According to others, the intruders chanted slogans and insulted Sunni religious figures.
“We could not bear it anymore,” said one woman in a pharmacy whose husband would not allow her name to be used. “I did not like Hariri and I had nothing against the Shi’ites, but now things are changing. This is not a political demonstration anymore.”
Both Shi’ite and Sunni partisans blame the other side for the shooting, but the question remains: Who killed Ali Ahmad Mahmoud?
The situation is so knife-edge balanced that the head of Lebanese army warned that his forces were being strained to the breaking point as they tried to cope with the security downtown and maintain calm through the tenser neighborhoods of the city. If the protests continued, or worse, turned more violent, the army would be unable to cope, he said.
On Monday, Mahmoud’s body was taken down to the demonstration surrounding the Grand Serail, the old Ottoman fortress that serves as the prime minister’s office and now, the sleeping quarters for a significant portion of Siniora’s cabinet.
The sight of Mahmoud’s coffin brought a fresh surge of fury at the government and protestors crowded around the ambulance carrying it. Many carried signs proclaiming Mahmoud a martyr. “Martyred at the hands of the government’s militias,” read one.
Almost gone were the initial political considerations that had brought the hundreds of thousands into downtown Beirut: the international tribunal, presidential terms and Shi’ite representation. Monday was a day of mourning and passion.
“The blood of the Shi’ites is boiling,” chanted the protestors. “Death to Siniora.”
Downtown Beirut is a tent city, with the canvas constructions lined up below the Grand Serail, like many a besieging army has done over the centuries in this part of the world. At any hour, chanting protestors crowd up against coils of concertina wire while Lebanese Army and Hezbollah discipline men keep them relatively at bay.
For Iman Fakhiya, 29, from the Shi’ite town of Taibe in the south, this protest is simply a matter of fairness for the Shi’ites, who have traditionally been the underdogs in Lebanon.
Hezbollah gained support in the south because the government in Beirut rarely provided services to the rural and impoverished South and Bekaa Valley, the homelands for the country’s Shi’ites. And over 23 years, since its formation in 1982, it has softened its Islamic rhetoric, and now provides for Shi’ites when the government doesn’t, such as schools and hospitals, and defends them when the elite of Lebanon won’t.
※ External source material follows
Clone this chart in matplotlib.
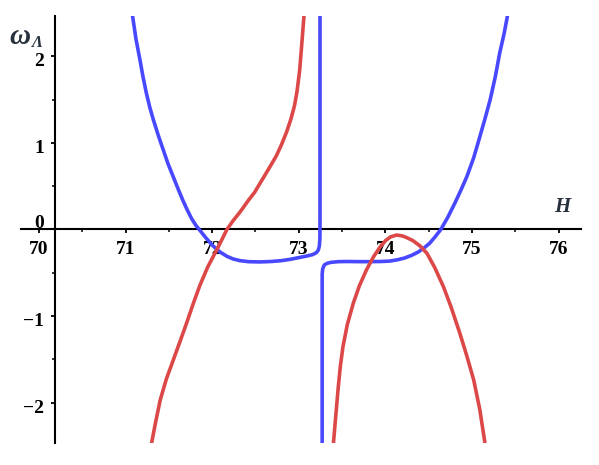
import matplotlib
matplotlib.use("Agg")
import matplotlib.pyplot as plt
import matplotlib.transforms as mtransforms
from matplotlib.ticker import MultipleLocator

# ---- data ----
blue1_H = [71.08, 71.12, 71.166, 71.20, 71.24, 71.28, 71.32, 71.38, 71.435, 71.49,
           71.55, 71.61, 71.66, 71.71, 71.76, 71.81, 71.85, 71.93, 72.01, 72.09,
           72.17, 72.24, 72.32, 72.42, 72.55, 72.68, 72.80, 72.90, 73.00, 73.10,
           73.16, 73.20, 73.225, 73.238, 73.244, 73.245, 73.245]
blue1_w = [2.47, 2.20, 1.96, 1.77, 1.575, 1.41, 1.27, 1.08, 0.92, 0.76,
           0.61, 0.46, 0.34, 0.23, 0.13, 0.05, 0.0, -0.10, -0.19, -0.26,
           -0.31, -0.34, -0.36, -0.372, -0.375, -0.37, -0.36, -0.345, -0.325, -0.305,
           -0.29, -0.27, -0.24, -0.19, -0.10, 0.1, 2.47]

blue2_H = [73.27, 73.27, 73.275, 73.285, 73.30, 73.33, 73.37, 73.45, 73.55, 73.75,
           73.95, 74.05, 74.14, 74.22, 74.30, 74.38, 74.45, 74.51, 74.57, 74.64,
           74.72, 74.80, 74.87, 74.94, 75.02, 75.09, 75.15, 75.21, 75.27, 75.32,
           75.37, 75.41]
blue2_w = [-2.47, -0.52, -0.46, -0.43, -0.405, -0.39, -0.38, -0.372, -0.37, -0.372,
           -0.37, -0.365, -0.35, -0.33, -0.30, -0.26, -0.21, -0.16, -0.09, 0.0,
           0.14, 0.30, 0.45, 0.61, 0.83, 1.07, 1.28, 1.50, 1.77, 2.04,
           2.26, 2.47]

red1_H = [71.30, 71.35, 71.40, 71.47, 71.55, 71.63, 71.705, 71.78, 71.86, 71.95,
          72.05, 72.11, 72.17, 72.24, 72.32, 72.42, 72.49, 72.55, 72.61, 72.67,
          72.74, 72.80, 72.86, 72.91, 72.95, 72.98, 73.01, 73.035, 73.06]
red1_w = [-2.47, -2.21, -1.97, -1.73, -1.51, -1.29, -1.08, -0.86, -0.64, -0.43,
          -0.24, -0.12, 0.0, 0.10, 0.20, 0.34, 0.43, 0.53, 0.63, 0.73,
          0.85, 0.98, 1.13, 1.28, 1.43, 1.60, 1.84, 2.15, 2.47]

red2_H = [73.40, 73.43, 73.456, 73.48, 73.51, 73.56, 73.63, 73.70, 73.78, 73.86,
          73.94, 74.00, 74.06, 74.13, 74.20, 74.26, 74.32, 74.40, 74.48, 74.57,
          74.67, 74.76, 74.86, 74.94, 75.02, 75.09, 75.15]
red2_w = [-2.47, -2.12, -1.82, -1.58, -1.355, -1.10, -0.85, -0.65, -0.47, -0.32,
          -0.20, -0.13, -0.085, -0.064, -0.075, -0.10, -0.13, -0.19, -0.275, -0.44,
          -0.66, -0.90, -1.2, -1.46, -1.74, -2.08, -2.47]

x_ticks = [70, 71, 72, 73, 74, 75, 76]
y_ticks = [-2, -1, 0, 1, 2]

BLUE = "#4848FF"
RED = "#DC4848"
LABEL = "#27313d"

W, Hh = 599, 465
fig = plt.figure(figsize=(W / 100, Hh / 100), dpi=100)
ax = fig.add_axes([21 / W, 1 - 443 / Hh, (581 - 21) / W, (443 - 16) / Hh])

kw = dict(lw=2.6, solid_joinstyle="round", solid_capstyle="butt")
ax.plot(blue1_H, blue1_w, color=BLUE, zorder=3, **kw)
ax.plot(blue2_H, blue2_w, color=BLUE, zorder=3, **kw)
ax.plot(red1_H, red1_w, color=RED, zorder=4, **kw)
ax.plot(red2_H, red2_w, color=RED, zorder=4, **kw)

ax.set_xlim(69.792, 76.259)
ax.set_ylim(-2.468, 2.468)

for s in ["top", "right"]:
    ax.spines[s].set_visible(False)
ax.spines["left"].set_position(("data", 70.19))
ax.spines["bottom"].set_position(("data", 0))
ax.spines["left"].set_linewidth(1.5)
ax.spines["bottom"].set_linewidth(1.5)

ax.set_xticks(x_ticks)
ax.set_yticks(y_ticks)
ax.xaxis.set_minor_locator(MultipleLocator(0.5))
ax.yaxis.set_minor_locator(MultipleLocator(0.5))
ax.tick_params(which="major", direction="out", length=3, width=1.3, pad=5.0)
ax.tick_params(which="minor", direction="out", length=2, width=1.1)

font = dict(family="Liberation Serif", weight="bold", size=14)
ax.set_xticklabels([str(v) for v in x_ticks], fontdict=font)
ax.set_yticklabels([("\u2212" + str(-v)) if v < 0 else str(v) for v in y_ticks], fontdict=font)

for lab, v in zip(ax.get_yticklabels(), y_ticks):
    dy = 0.08 if v == 0 else -0.035
    lab.set_transform(lab.get_transform() + mtransforms.ScaledTranslation(0, dy, fig.dpi_scale_trans))

fig.text(20 / W, 1 - 36 / Hh, "\u03c9", family="Liberation Serif", weight="bold",
         style="italic", size=21, color=LABEL, ha="center", va="center")
fig.text(38 / W, 1 - 43 / Hh, "\u039b", family="Liberation Serif", weight="bold",
         style="italic", size=12, color=LABEL, ha="center", va="center")
fig.text(562.5 / W, 1 - 207 / Hh, "H", family="Liberation Serif", weight="bold",
         style="italic", size=15, color=LABEL, ha="center", va="center")

fig.savefig("out.png", dpi=100)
Even today, on online forums revolving around events in Beirut, supporters of the government often talk of the Shi’ites downtown as “scum” and dirty outsiders.
“I think my parents’ generation accepted this but we won’t,” she said. “They want to keep us down. We just want our rights. Why is the presidency for the Christians and the prime ministership for the Sunnis?”
For her, it is only a matter of time, literally. She would stay for as long as it takes, she said, no matter how uncomfortable she was.
“It doesn’t matter,” she said as she pulled the blanket tighter. “We’ve been hurting for a long time. We are used to it.”
Also, I’ll be traveling for the next few weeks, so postings will be infrequent. I hope things don’t get out of control here.